Blockchain in general terms¶
This section explains, in general terms, how blockchain technology works.
A blockchain is a distributed ledger of operations performed on a global state by nodes of a blockchain network.
The ledger is cryptographically protected from falsification. Any attempts to retrospectively alter the ledger require significant effort and are evident to the blockchain network members.
Members of a blockchain network are called nodes. Each node owns a copy of the global state and a copy of the ledger. There is no central server or authority that holds master copies. Instead, nodes use the ledger to agree upon what the global state must be.
The global state is a set of data. Most common implementation of a global state is a database.
The global state is mutable. It can be changed with operations that nodes write to the ledger. For example, a database entry with the asset owner name can be changed, so that a new person owns the asset.
The ledger (or blockchain) is a list of operations that were performed on a global state.
The ledger is immutable. The blockchain technology makes it so that operations written to the ledger cannot be modified or removed at a later date. For example, there is no way to back-out the operation that states that the asset owner name was changed at some point.
Transactions and blocks¶
The operations that nodes write to the ledger are called transactions.
Every blockchain network node can write transactions to the ledger. When a node writes a transaction to the ledger, it signs the transaction with node’s private key.
For the sake of simplicity, it is assumed here that transactions are generated by nodes and are signed with a node’s private key. This is a basic transaction flow. In Apla, the transaction flow is more complex, as explained in About Apla blockchain.
A selected node (validating node) checks that the transaction is valid and can be written to the ledger. If it is so, this node generates a new block in the blockchain and signs it.

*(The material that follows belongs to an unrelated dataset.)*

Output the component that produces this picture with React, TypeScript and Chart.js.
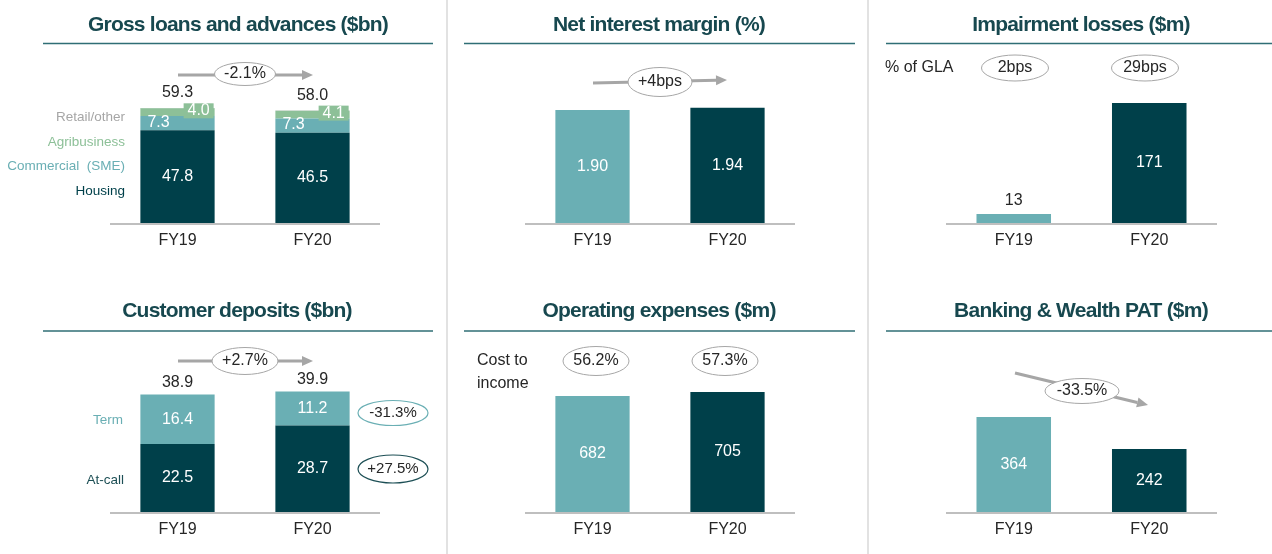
import React, { useEffect, useRef } from "react";
import { Chart, registerables } from "chart.js";

Chart.register(...registerables);

// ---------------- data ----------------
const categories = ["FY19", "FY20"];

const loansHousing = [47.8, 46.5];
const loansCommercial = [7.3, 7.3];
const loansAgri = [4.0, 4.1];
const loansRetail = [0.2, 0.1];
const loansTotal = ["59.3", "58.0"];
const loansChange = "-2.1%";

const nimValues = [1.9, 1.94];
const nimLabels = ["1.90", "1.94"];
const nimChange = "+4bps";

const impairmentValues = [13, 171];
const impairmentBps = ["2bps", "29bps"];

const depositsAtCall = [22.5, 28.7];
const depositsTerm = [16.4, 11.2];
const depositsTotal = ["38.9", "39.9"];
const depositsChange = "+2.7%";
const termChange = "-31.3%";
const atCallChange = "+27.5%";

const opexValues = [682, 705];
const costToIncome = ["56.2%", "57.3%"];

const patValues = [364, 242];
const patChange = "-33.5%";

// ---------------- style ----------------
const W = 1272;
const H = 554;
const FONT = "'Liberation Sans', Arial, Helvetica, sans-serif";
const DARK = "#00404A";
const LIGHT = "#6AAFB4";
const GREEN = "#8DC098";
const RETAIL = "#A6A6A6";
const TXT = "#262626";
const ARROW = "#A6A6A6";
const TITLE = "#17484F";
const RULE = "#2F6E75";

type Ctx = CanvasRenderingContext2D;

function text(ctx: Ctx, s: string, x: number, y: number, size = 16, color = TXT, align: CanvasTextAlign = "center") {
  ctx.save();
  ctx.font = `${size}px ${FONT}`;
  ctx.fillStyle = color;
  ctx.textAlign = align;
  ctx.textBaseline = "middle";
  ctx.fillText(s, x, y);
  ctx.restore();
}

function bubble(ctx: Ctx, s: string, cx: number, cy: number, w: number, h: number, stroke = "#A6A6A6", lw = 1, size = 16) {
  ctx.save();
  ctx.beginPath();
  ctx.ellipse(cx, cy, w / 2, h / 2, 0, 0, Math.PI * 2);
  ctx.fillStyle = "#ffffff";
  ctx.fill();
  ctx.lineWidth = lw;
  ctx.strokeStyle = stroke;
  ctx.stroke();
  ctx.restore();
  text(ctx, s, cx, cy, size, TXT);
}

function arrow(ctx: Ctx, x0: number, y0: number, x1: number, y1: number) {
  const ang = Math.atan2(y1 - y0, x1 - x0);
  const head = 11;
  const half = 5;
  const bx = x1 - head * Math.cos(ang);
  const by = y1 - head * Math.sin(ang);
  ctx.save();
  ctx.strokeStyle = ARROW;
  ctx.fillStyle = ARROW;
  ctx.lineWidth = 3;
  ctx.beginPath();
  ctx.moveTo(x0, y0);
  ctx.lineTo(bx, by);
  ctx.stroke();
  ctx.beginPath();
  ctx.moveTo(x1, y1);
  ctx.lineTo(bx + half * Math.sin(ang), by - half * Math.cos(ang));
  ctx.lineTo(bx - half * Math.sin(ang), by + half * Math.cos(ang));
  ctx.closePath();
  ctx.fill();
  ctx.restore();
}

function bar(chart: any, ds: number, i: number) {
  return chart.getDatasetMeta(ds).data[i] as any;
}

function mid(b: any) {
  return (b.y + b.base) / 2;
}

interface PanelSpec {
  title: string;
  titleX: number;
  titleY: number;
  ruleY: number;
  ruleX0: number;
  ruleX1: number;
  area: { left: number; right: number; top: number; bottom: number };
  yMax: number;
  stacked: boolean;
  datasets: any[];
  draw: (ctx: Ctx, chart: any) => void;
  page?: boolean;
}

const panels: PanelSpec[] = [
  {
    title: "Gross loans and advances ($bn)",
    titleX: 238, titleY: 31, ruleY: 43.5, ruleX0: 43, ruleX1: 433,
    area: { left: 110, right: 380, top: 40, bottom: 223 },
    yMax: 94.3,
    stacked: true,
    page: true,
    datasets: [
      { label: "Housing", data: loansHousing, backgroundColor: DARK },
      { label: "Commercial (SME)", data: loansCommercial, backgroundColor: LIGHT },
      { label: "Agribusiness", data: loansAgri, backgroundColor: GREEN },
      { label: "Retail/other", data: loansRetail, backgroundColor: RETAIL },
    ],
    draw: (ctx, chart) => {
      for (let i = 0; i < categories.length; i++) {
        const h = bar(chart, 0, i);
        const c = bar(chart, 1, i);
        const a = bar(chart, 2, i);
        const r = bar(chart, 3, i);
        text(ctx, String(loansHousing[i].toFixed(1)), h.x, mid(h), 16, "#ffffff");
        text(ctx, loansCommercial[i].toFixed(1), c.x - c.width / 2 + 7, mid(c) - 1, 16, "#ffffff", "left");
        const bw = 30;
        const bh = 15;
        const bxr = a.x + a.width / 2 - 1;
        const byt = a.y - 5;
        ctx.fillStyle = GREEN;
        ctx.fillRect(bxr - bw, byt, bw, bh);
        text(ctx, loansAgri[i].toFixed(1), bxr - bw / 2, byt + bh / 2, 16, "#ffffff");
        text(ctx, loansTotal[i], r.x, r.y - 15, 16, TXT);
      }
      text(ctx, "Retail/other", 125, 117, 13.5, RETAIL, "right");
      text(ctx, "Agribusiness", 125, 142, 13.5, GREEN, "right");
      text(ctx, "Commercial  (SME)", 125, 166, 13.5, LIGHT, "right");
      text(ctx, "Housing", 125, 191, 13.5, DARK, "right");
      arrow(ctx, 178, 75, 313, 75);
      bubble(ctx, loansChange, 245, 74, 61, 23);
    },
  },
  {
    title: "Net interest margin (%)",
    titleX: 659, titleY: 31, ruleY: 43.5, ruleX0: 464, ruleX1: 855,
    area: { left: 525, right: 795, top: 40, bottom: 223 },
    yMax: 3.08,
    stacked: false,
    datasets: [{ label: "NIM", data: nimValues, backgroundColor: [LIGHT, DARK] }],
    draw: (ctx, chart) => {
      for (let i = 0; i < categories.length; i++) {
        const b = bar(chart, 0, i);
        text(ctx, nimLabels[i], b.x, mid(b), 16, "#ffffff");
      }
      arrow(ctx, 593, 83, 727, 80);
      bubble(ctx, nimChange, 660, 82, 64, 29);
    },
  },
  {
    title: "Impairment losses ($m)",
    titleX: 1081, titleY: 31, ruleY: 43.5, ruleX0: 886, ruleX1: 1276,
    area: { left: 946, right: 1217, top: 40, bottom: 223 },
    yMax: 261,
    stacked: false,
    datasets: [{ label: "Impairment", data: impairmentValues, backgroundColor: [LIGHT, DARK] }],
    draw: (ctx, chart) => {
      const b0 = bar(chart, 0, 0);
      text(ctx, String(impairmentValues[0]), b0.x, b0.y - 13, 16, TXT);
      const b1 = bar(chart, 0, 1);
      text(ctx, String(impairmentValues[1]), b1.x, mid(b1), 16, "#ffffff");
      text(ctx, "% of GLA", 885, 68, 16, TXT, "left");
      bubble(ctx, impairmentBps[0], 1015, 68, 67, 26);
      bubble(ctx, impairmentBps[1], 1145, 68, 67, 26);
    },
  },
  {
    title: "Customer deposits ($bn)",
    titleX: 237, titleY: 317, ruleY: 331, ruleX0: 43, ruleX1: 433,
    area: { left: 110, right: 380, top: 330, bottom: 512 },
    yMax: 60.3,
    stacked: true,
    datasets: [
      { label: "At-call", data: depositsAtCall, backgroundColor: DARK },
      { label: "Term", data: depositsTerm, backgroundColor: LIGHT },
    ],
    draw: (ctx, chart) => {
      for (let i = 0; i < categories.length; i++) {
        const a = bar(chart, 0, i);
        const t = bar(chart, 1, i);
        text(ctx, depositsAtCall[i].toFixed(1), a.x, mid(a), 16, "#ffffff");
        text(ctx, depositsTerm[i].toFixed(1), t.x, mid(t), 16, "#ffffff");
        text(ctx, depositsTotal[i], t.x, t.y - 12, 16, TXT);
      }
      text(ctx, "Term", 123, 420, 13.5, LIGHT, "right");
      text(ctx, "At-call", 124, 480, 13.5, "#1D4F55", "right");
      arrow(ctx, 178, 361, 313, 361);
      bubble(ctx, depositsChange, 245, 361, 66, 27);
      bubble(ctx, termChange, 393, 413, 70, 25, LIGHT, 1.2, 15);
      bubble(ctx, atCallChange, 393, 469, 70, 28, "#1D4F55", 1.2, 15);
    },
  },
  {
    title: "Operating expenses ($m)",
    titleX: 659, titleY: 317, ruleY: 331, ruleX0: 464, ruleX1: 855,
    area: { left: 525, right: 795, top: 330, bottom: 512 },
    yMax: 1070,
    stacked: false,
    datasets: [{ label: "Opex", data: opexValues, backgroundColor: [LIGHT, DARK] }],
    draw: (ctx, chart) => {
      for (let i = 0; i < categories.length; i++) {
        const b = bar(chart, 0, i);
        text(ctx, String(opexValues[i]), b.x, mid(b), 16, "#ffffff");
      }
      text(ctx, "Cost to", 477, 361, 16, TXT, "left");
      text(ctx, "income", 477, 384, 16, TXT, "left");
      bubble(ctx, costToIncome[0], 596, 361, 66, 29);
      bubble(ctx, costToIncome[1], 725, 361, 66, 29);
    },
  },
  {
    title: "Banking & Wealth PAT ($m)",
    titleX: 1081, titleY: 317, ruleY: 331, ruleX0: 886, ruleX1: 1276,
    area: { left: 946, right: 1217, top: 330, bottom: 512 },
    yMax: 698,
    stacked: false,
    datasets: [{ label: "PAT", data: patValues, backgroundColor: [LIGHT, DARK] }],
    draw: (ctx, chart) => {
      for (let i = 0; i < categories.length; i++) {
        const b = bar(chart, 0, i);
        text(ctx, String(patValues[i]), b.x, mid(b), 16, "#ffffff");
      }
      arrow(ctx, 1015, 373, 1148, 405);
      bubble(ctx, patChange, 1082, 391, 74, 25);
    },
  },
];

function Panel({ spec }: { spec: PanelSpec }) {
  const ref = useRef<HTMLCanvasElement | null>(null);
  useEffect(() => {
    if (!ref.current) return;
    const s = spec;
    const annot = {
      id: "annot",
      beforeDraw(chart: any) {
        const ctx: Ctx = chart.ctx;
        if (s.page) {
          ctx.save();
          ctx.strokeStyle = "#D9D9D9";
          ctx.lineWidth = 1.5;
          ctx.beginPath();
          ctx.moveTo(447, 0);
          ctx.lineTo(447, H);
          ctx.moveTo(868, 0);
          ctx.lineTo(868, H);
          ctx.stroke();
          ctx.restore();
        }
        // title
        ctx.save();
        ctx.font = `bold 21px ${FONT}`;
        (ctx as any).letterSpacing = "-0.77px";
        ctx.fillStyle = TITLE;
        ctx.textAlign = "center";
        ctx.textBaseline = "alphabetic";
        ctx.fillText(s.title, s.titleX, s.titleY);
        (ctx as any).letterSpacing = "0px";
        ctx.restore();
        ctx.save();
        ctx.strokeStyle = RULE;
        ctx.lineWidth = 1.5;
        ctx.beginPath();
        ctx.moveTo(s.ruleX0, s.ruleY);
        ctx.lineTo(s.ruleX1, s.ruleY);
        ctx.stroke();
        ctx.restore();
      },
      afterDatasetsDraw(chart: any) {
        const ctx: Ctx = chart.ctx;
        const area = chart.chartArea;
        const xs = chart.scales.x;
        // baseline
        ctx.save();
        ctx.strokeStyle = "#BFBFBF";
        ctx.lineWidth = 2;
        ctx.beginPath();
        ctx.moveTo(area.left, area.bottom + 1);
        ctx.lineTo(area.right, area.bottom + 1);
        ctx.stroke();
        ctx.restore();
        categories.forEach((c, i) => {
          text(ctx, c, xs.getPixelForValue(i), area.bottom + 18, 16, TXT);
        });
        s.draw(ctx, chart);
      },
    };
    const chart = new Chart(ref.current, {
      type: "bar",
      data: { labels: categories, datasets: s.datasets.map((d) => ({ ...d, borderWidth: 0 })) },
      options: {
        responsive: false,
        animation: false,
        events: [],
        layout: {
          padding: {
            left: s.area.left,
            right: W - s.area.right,
            top: s.area.top,
            bottom: H - s.area.bottom,
          },
        },
        plugins: {
          legend: { display: false },
          tooltip: { enabled: false },
          title: { display: false },
        },
        datasets: { bar: { categoryPercentage: 1, barPercentage: 0.55 } },
        scales: {
          x: { display: false, stacked: s.stacked, offset: true },
          y: { display: false, stacked: s.stacked, min: 0, max: s.yMax },
        },
      } as any,
      plugins: [annot as any],
    });
    return () => chart.destroy();
  }, [spec]);
  return (
    <canvas
      ref={ref}
      width={W}
      height={H}
      style={{ position: "absolute", left: 0, top: 0, width: W, height: H }}
    />
  );
}

export default function App() {
  return (
    <div style={{ position: "fixed", left: 0, top: 0, width: W, height: H, background: "#ffffff", overflow: "hidden" }}>
      {panels.map((p, i) => (
        <Panel key={i} spec={p} />
      ))}
    </div>
  );
}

A block usually holds several transactions.
This block is passed to other network nodes that validate the block. If the block is valid, they include it in their ledger and perform all the transactions from this block on their copy of the global state. Once all nodes have validated the block, the network have reached consensus. This block is considered valid by all the nodes of a blockchain network, and the global state is the same for all the nodes.
Apla uses a proof-of-authority consensus mechanism. Only the selected nodes called validating nodes can generate new blocks.
Other blockchain-based projects use different consensus mechanisms. For example, bitcoin cryptocurrency uses prof-of-work mechanism, where a node that solved a complex equation is awarded a right to create a new block.
For example, three friends own a collection of expensive automobiles, which are stored in a hangar. Each friend has a list of automobiles in the hangar and a log of operations for the hangar.
In blockchain terms, three friends are network nodes, the hangar is a global state, the automobiles in the hangar are data stored in the global state, the log of operations is a ledger, and entries in this log are transactions.
Now, for example, one of the friends buys a new automobile and decides to add it to the hangar. He sends a message to his friends. The message says that he has added a Buick 1961 to the hangar. One of the friends (appointed for this task) validates this claim, for example, by contacting the hangar personnel and checking if the new automobile is really there. If this message is valid, he adds a new entry to his copy of the operations log and adjusts his list of automobiles. He also tells all other friends what he has changed in his operations log. Other friends check that the change was correct and adjust their list of automobiles in the hangar. When all three friends have accepted the change in their ledger and adjusted their list of automobiles, the change was finalized.
In blockchain terms, one of the network nodes generated a transaction and sent it to other nodes. One of the validating nodes then validated this transaction and added a new block to the ledger. This block was sent to other network nodes who validated it, added it to the blockchain, and changed their global state accordingly. Once all nodes have made the changes to the ledger and to the global state, it is said that the network have reached the consensus.